IB MAGAZINE: Can you give examples of customers using ESB?

VAN HUIZEN: We have a wide range. ABNA, a division of Associated British Foods, was an early adopter using the ESB to integrate internal systems across their operating businesses and into an agricultural trading hub. Another, Armstrong World Industries already had a fair amount of internal EAI connecting their ERP systems, but their integration broker-based approach didn’t work when linking their distribution chain. The flooring, ceiling and cabinet maker selected an ESB as the common infrastructure to span these diverse partners.

Also, we have a number of telecommunications companies, retail chains and government agencies deploying Sonic ESB, often on a broad-scale and providing the integration network behind enterprise portals. One telecommunications customer deploys the ESB at the center of 40 IT projects.

IB MAGAZINE: When talking with customers about the ESB approach, what iWay adapters are they most interested in?

VAN HUIZEN: This is one of the reasons we selected iWay as our primary adapter partner: We have customers interested in a wide variety of adapter types, from ones supporting industry-specific protocols and exchange standards such as SWIFT (financial messaging) and HIPAA (health services) to packaged applications from SAP and Siebel. Other customers extend ESB into existing transaction processing environments running on IBM’s CICS transaction server or BEA’s Tuxedo, as well as into massive data warehouses running on Teradata’s products.

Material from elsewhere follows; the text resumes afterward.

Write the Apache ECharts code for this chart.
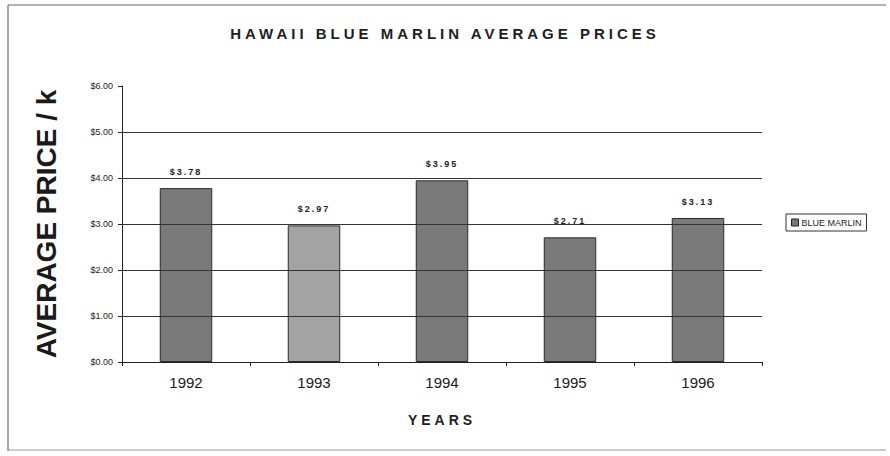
<!DOCTYPE html>
<html>
<head>
<meta charset="utf-8">
<script src="https://cdn.jsdelivr.net/npm/echarts@6/dist/echarts.min.js"></script>
<style>
  html, body { margin: 0; padding: 0; background: #fff; }
  #chart { width: 890px; height: 456px; }
  #chart text[style*="Liberation Sans"] { letter-spacing: 4px; }
  #chart text[style*="Helvetica"] { letter-spacing: 2px; }
</style>
</head>
<body>
<div id="chart"></div>
<script>
const years = ['1992', '1993', '1994', '1995', '1996'];
const prices = [3.78, 2.97, 3.95, 2.71, 3.13];
const gridValues = [1, 2, 3, 4, 5];
const seriesName = 'BLUE MARLIN';
const titleText = 'HAWAII BLUE MARLIN AVERAGE PRICES';
const yName = 'AVERAGE PRICE / k';
const xName = 'YEARS';

const darkBar = '#7a7a7a';
const lightBar = '#a3a3a3';

const chart = echarts.init(document.getElementById('chart'), null, { renderer: 'svg' });
chart.setOption({
  backgroundColor: '#ffffff',
  animation: false,
  title: {
    text: titleText,
    left: 'center',
    top: 21,
    textStyle: { fontFamily: 'Liberation Sans', fontWeight: 'bold', fontSize: 15, color: '#1e1e1e' }
  },
  legend: {
    data: [seriesName],
    left: 786,
    top: 214,
    orient: 'vertical',
    padding: [4, 5, 4, 5],
    borderColor: '#333',
    borderWidth: 1,
    backgroundColor: '#fff',
    itemWidth: 7,
    itemHeight: 7,
    icon: 'rect',
    itemStyle: { color: darkBar, borderColor: '#222', borderWidth: 1 },
    textStyle: { fontFamily: 'Arial', fontSize: 9, color: '#222', padding: [0, 0, 0, -2] }
  },
  grid: { left: 122, right: 128, top: 86, bottom: 94, containLabel: false },
  xAxis: {
    type: 'category',
    data: years,
    name: xName,
    nameLocation: 'middle',
    nameGap: 51,
    nameTextStyle: { fontFamily: 'Liberation Sans', fontWeight: 'bold', fontSize: 14, color: '#1e1e1e' },
    axisLine: { lineStyle: { color: '#222', width: 1 } },
    axisTick: { show: true, length: 4, lineStyle: { color: '#222' } },
    axisLabel: { fontFamily: 'Arial', fontSize: 15, color: '#1a1a1a', margin: 13 }
  },
  yAxis: {
    type: 'value',
    min: 0,
    max: 6,
    interval: 1,
    name: yName,
    nameLocation: 'middle',
    nameGap: 62,
    nameTextStyle: { fontFamily: 'Arial', fontWeight: 'bold', fontSize: 28, color: '#1a1a1a' },
    axisLine: { show: true, lineStyle: { color: '#222', width: 1 } },
    axisTick: { show: true, length: 4, lineStyle: { color: '#222' } },
    splitLine: { show: false },
    axisLabel: {
      fontFamily: 'Arial', fontSize: 9, color: '#222', margin: 9,
      formatter: v => '$' + v.toFixed(2)
    }
  },
  series: [{
    name: seriesName,
    type: 'bar',
    data: prices,
    barWidth: '41%',
    itemStyle: {
      color: p => (p.dataIndex === 1 ? lightBar : darkBar),
      borderColor: '#2a2a2a',
      borderWidth: 1
    },
    label: {
      show: true,
      position: 'top',
      distance: 12,
      fontFamily: 'Helvetica, Liberation Sans, Arial',
      fontWeight: 'bold',
      fontSize: 9,
      color: '#222',
      formatter: p => '$' + p.value.toFixed(2)
    },
    markLine: {
      silent: true,
      symbol: 'none',
      label: { show: false },
      lineStyle: { color: '#333', width: 1, type: 'solid' },
      data: gridValues.map(v => ({ yAxis: v }))
    },
    z: 3
  }],
  graphic: [
    { type: 'line', shape: { x1: 8, y1: 5, x2: 886, y2: 5 }, style: { stroke: '#666', lineWidth: 1 }, silent: true },
    { type: 'line', shape: { x1: 8, y1: 5, x2: 8, y2: 451 }, style: { stroke: '#555', lineWidth: 1 }, silent: true },
    { type: 'line', shape: { x1: 8, y1: 450, x2: 886, y2: 450 }, style: { stroke: '#999', lineWidth: 1 }, silent: true }
  ]
});
</script>
</body>
</html>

IB MAGAZINE: In the midst of this technology recession, how has Sonic thrived?

VAN HUIZEN: A key to Sonic’s inception is that we provide a standards-based solution with enterprise-grade functionality – high performance, scalability and reliability. Building on this, we are now changing the economics of how companies integrate their applications through lower license costs and – more fundamentally – through the approach that is employed. Integrating through an ESB takes less time and outside consulting services than with traditional approaches, and results in a standards-based infrastructure that companies can grow with. This last is key in today’s business climate.

Although IT today wants to build out sustainable strategic infrastructure, the funding model is project-based. ESB customers typically buy a set of licenses for an initial project and then add more as additional integration projects roll out. This is a win for the customer and a sustainable, growing business for Sonic.

IB MAGAZINE: Do you sense that Sonic is stirring up the industry?

VAN HUIZEN: From recent financial announcements, it’s fair to say the integration market – as defined by the first wave of vendors – is in a painful spot. Yet, Sonic’s revenues grow. There’s a great deal of support for a standards-based, cost-effective approach to broad-scale integration. We see vendors with centralized, proprietary solutions at a disadvantage and the marketplace seems to agree.